-- Data shown --
========================================
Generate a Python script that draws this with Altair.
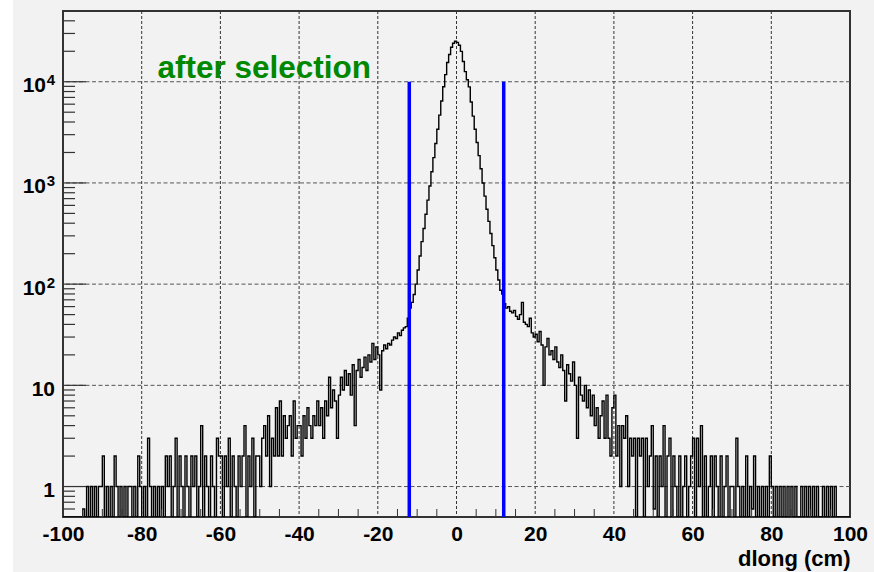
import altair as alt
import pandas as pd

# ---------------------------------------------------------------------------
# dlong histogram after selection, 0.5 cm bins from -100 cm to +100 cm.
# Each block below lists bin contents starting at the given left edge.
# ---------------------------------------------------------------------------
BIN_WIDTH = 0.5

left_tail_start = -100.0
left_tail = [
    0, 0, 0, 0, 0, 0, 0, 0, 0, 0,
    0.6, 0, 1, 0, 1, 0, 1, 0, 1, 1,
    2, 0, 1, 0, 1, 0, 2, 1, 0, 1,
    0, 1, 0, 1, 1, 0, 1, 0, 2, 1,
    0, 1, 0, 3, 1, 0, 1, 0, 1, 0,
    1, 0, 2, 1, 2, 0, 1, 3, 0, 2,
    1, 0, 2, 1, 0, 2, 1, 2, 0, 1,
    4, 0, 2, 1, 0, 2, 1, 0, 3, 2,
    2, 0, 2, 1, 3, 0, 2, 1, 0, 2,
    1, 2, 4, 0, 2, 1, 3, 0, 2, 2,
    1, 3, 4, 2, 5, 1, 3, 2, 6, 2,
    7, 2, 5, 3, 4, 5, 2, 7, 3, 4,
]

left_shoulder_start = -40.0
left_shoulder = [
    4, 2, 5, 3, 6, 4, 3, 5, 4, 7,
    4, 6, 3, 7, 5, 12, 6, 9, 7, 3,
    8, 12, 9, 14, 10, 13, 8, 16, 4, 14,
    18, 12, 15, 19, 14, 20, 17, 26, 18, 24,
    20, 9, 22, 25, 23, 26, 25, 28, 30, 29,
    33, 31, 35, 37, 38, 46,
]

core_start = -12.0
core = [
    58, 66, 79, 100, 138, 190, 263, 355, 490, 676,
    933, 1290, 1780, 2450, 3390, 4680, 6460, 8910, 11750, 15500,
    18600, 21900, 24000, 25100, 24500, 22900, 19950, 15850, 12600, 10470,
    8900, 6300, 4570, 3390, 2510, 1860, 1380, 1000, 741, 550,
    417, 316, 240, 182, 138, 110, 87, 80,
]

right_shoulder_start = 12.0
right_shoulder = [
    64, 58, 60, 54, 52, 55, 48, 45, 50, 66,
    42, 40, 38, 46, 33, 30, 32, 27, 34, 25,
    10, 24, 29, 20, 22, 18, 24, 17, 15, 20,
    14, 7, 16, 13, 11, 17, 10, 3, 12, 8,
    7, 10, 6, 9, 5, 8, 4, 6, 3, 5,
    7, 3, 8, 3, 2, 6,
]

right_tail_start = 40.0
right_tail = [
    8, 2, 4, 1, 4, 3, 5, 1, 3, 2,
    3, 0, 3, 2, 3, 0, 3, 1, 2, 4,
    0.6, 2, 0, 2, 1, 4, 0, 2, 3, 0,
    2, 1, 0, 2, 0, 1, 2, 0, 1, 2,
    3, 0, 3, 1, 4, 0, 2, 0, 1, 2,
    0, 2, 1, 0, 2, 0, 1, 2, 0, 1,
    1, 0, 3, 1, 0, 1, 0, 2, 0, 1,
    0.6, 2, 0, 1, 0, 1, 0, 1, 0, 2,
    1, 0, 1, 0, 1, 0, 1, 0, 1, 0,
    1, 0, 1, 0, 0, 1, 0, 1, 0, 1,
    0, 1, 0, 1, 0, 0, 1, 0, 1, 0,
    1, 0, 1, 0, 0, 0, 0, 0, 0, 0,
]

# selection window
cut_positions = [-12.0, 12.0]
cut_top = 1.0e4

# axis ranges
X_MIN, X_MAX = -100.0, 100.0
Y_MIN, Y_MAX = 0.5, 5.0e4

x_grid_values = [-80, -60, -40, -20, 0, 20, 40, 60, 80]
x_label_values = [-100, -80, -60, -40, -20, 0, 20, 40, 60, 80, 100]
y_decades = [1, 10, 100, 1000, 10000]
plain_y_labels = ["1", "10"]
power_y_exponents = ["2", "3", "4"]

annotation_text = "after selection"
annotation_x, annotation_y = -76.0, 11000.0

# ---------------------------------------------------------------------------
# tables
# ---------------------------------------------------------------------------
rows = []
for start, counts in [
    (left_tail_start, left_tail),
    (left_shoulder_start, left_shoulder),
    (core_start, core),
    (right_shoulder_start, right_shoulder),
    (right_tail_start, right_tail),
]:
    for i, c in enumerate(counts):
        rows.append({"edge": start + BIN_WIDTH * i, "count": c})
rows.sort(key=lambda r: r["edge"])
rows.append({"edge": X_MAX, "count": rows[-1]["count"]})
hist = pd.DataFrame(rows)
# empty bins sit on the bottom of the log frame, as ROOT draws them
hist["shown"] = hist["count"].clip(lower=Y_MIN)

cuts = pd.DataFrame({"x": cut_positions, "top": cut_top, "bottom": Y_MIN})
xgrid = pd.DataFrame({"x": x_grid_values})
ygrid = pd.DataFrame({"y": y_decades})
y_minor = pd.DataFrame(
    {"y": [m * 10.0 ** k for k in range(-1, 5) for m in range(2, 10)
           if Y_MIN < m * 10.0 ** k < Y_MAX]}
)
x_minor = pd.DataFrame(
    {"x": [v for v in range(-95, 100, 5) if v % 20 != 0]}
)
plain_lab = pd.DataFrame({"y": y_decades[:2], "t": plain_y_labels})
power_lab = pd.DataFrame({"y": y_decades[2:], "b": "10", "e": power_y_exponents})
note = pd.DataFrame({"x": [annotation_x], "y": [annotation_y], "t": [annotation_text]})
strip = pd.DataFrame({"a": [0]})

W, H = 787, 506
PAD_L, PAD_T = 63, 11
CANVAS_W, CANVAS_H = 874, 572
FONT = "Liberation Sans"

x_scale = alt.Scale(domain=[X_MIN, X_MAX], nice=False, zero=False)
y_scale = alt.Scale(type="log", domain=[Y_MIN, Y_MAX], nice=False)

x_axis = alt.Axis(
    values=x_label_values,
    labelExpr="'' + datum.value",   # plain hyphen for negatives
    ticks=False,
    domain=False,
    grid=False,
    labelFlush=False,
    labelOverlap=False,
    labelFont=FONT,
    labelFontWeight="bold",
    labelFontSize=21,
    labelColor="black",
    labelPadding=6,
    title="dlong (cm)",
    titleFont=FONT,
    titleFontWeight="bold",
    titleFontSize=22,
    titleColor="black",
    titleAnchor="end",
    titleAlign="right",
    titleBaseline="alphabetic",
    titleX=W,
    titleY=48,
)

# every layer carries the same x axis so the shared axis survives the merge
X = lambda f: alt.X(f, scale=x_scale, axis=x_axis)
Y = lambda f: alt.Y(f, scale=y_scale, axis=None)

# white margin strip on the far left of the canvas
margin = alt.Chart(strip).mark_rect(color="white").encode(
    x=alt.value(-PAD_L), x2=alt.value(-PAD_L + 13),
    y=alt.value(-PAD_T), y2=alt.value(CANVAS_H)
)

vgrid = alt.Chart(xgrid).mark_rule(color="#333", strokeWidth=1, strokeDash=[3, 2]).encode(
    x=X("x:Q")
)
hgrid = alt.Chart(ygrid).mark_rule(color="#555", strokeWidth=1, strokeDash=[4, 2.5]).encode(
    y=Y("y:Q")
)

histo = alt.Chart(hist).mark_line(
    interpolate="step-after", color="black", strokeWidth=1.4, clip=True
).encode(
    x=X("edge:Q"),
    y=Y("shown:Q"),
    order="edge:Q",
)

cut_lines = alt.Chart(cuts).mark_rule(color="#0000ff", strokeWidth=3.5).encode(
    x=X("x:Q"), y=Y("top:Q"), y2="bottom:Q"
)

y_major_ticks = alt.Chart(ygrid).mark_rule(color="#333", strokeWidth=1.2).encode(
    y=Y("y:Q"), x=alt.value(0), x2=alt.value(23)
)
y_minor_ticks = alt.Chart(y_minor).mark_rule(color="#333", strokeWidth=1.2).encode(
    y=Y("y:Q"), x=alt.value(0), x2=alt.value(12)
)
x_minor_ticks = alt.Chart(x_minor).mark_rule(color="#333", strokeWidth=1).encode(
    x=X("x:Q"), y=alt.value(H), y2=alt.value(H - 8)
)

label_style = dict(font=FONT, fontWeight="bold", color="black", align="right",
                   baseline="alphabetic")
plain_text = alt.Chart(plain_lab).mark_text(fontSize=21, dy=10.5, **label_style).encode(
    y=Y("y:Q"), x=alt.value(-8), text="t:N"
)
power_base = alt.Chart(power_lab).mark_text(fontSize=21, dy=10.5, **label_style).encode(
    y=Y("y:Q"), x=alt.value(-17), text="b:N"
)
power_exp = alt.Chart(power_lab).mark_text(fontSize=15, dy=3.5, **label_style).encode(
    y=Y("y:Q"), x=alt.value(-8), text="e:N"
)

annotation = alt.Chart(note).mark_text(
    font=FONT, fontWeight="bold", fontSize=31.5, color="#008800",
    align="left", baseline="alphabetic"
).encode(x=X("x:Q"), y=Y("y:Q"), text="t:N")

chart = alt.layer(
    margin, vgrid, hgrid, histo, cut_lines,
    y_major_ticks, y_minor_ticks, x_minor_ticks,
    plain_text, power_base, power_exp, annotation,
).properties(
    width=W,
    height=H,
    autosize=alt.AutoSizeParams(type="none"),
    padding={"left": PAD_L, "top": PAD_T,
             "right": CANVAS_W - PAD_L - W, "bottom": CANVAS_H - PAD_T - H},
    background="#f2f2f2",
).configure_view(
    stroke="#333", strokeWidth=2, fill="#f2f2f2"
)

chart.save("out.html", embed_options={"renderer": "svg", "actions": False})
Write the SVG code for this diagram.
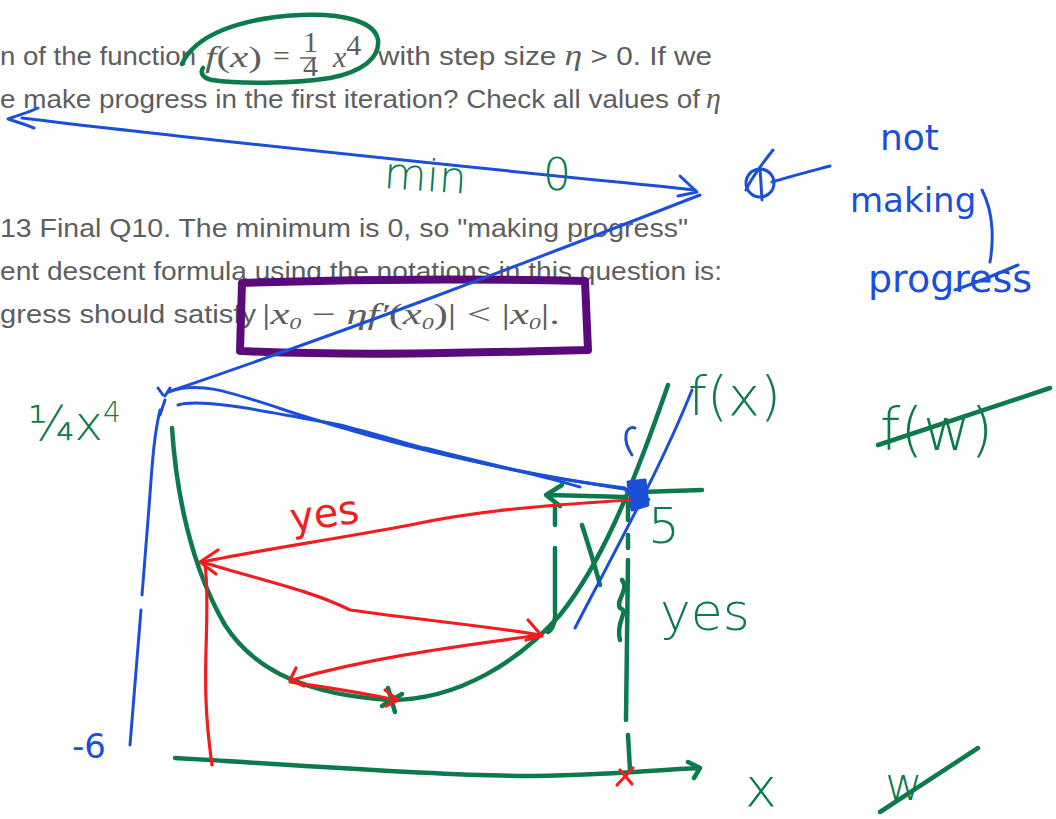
========================================
-- Problem --
Write down every line from the opening of the listing to the line with "import pandas as pd", both included, and nothing else; the pictures are omitted.

-- Task result --
Generate a Python script that draws this with Altair.
import altair as alt
import pandas as pd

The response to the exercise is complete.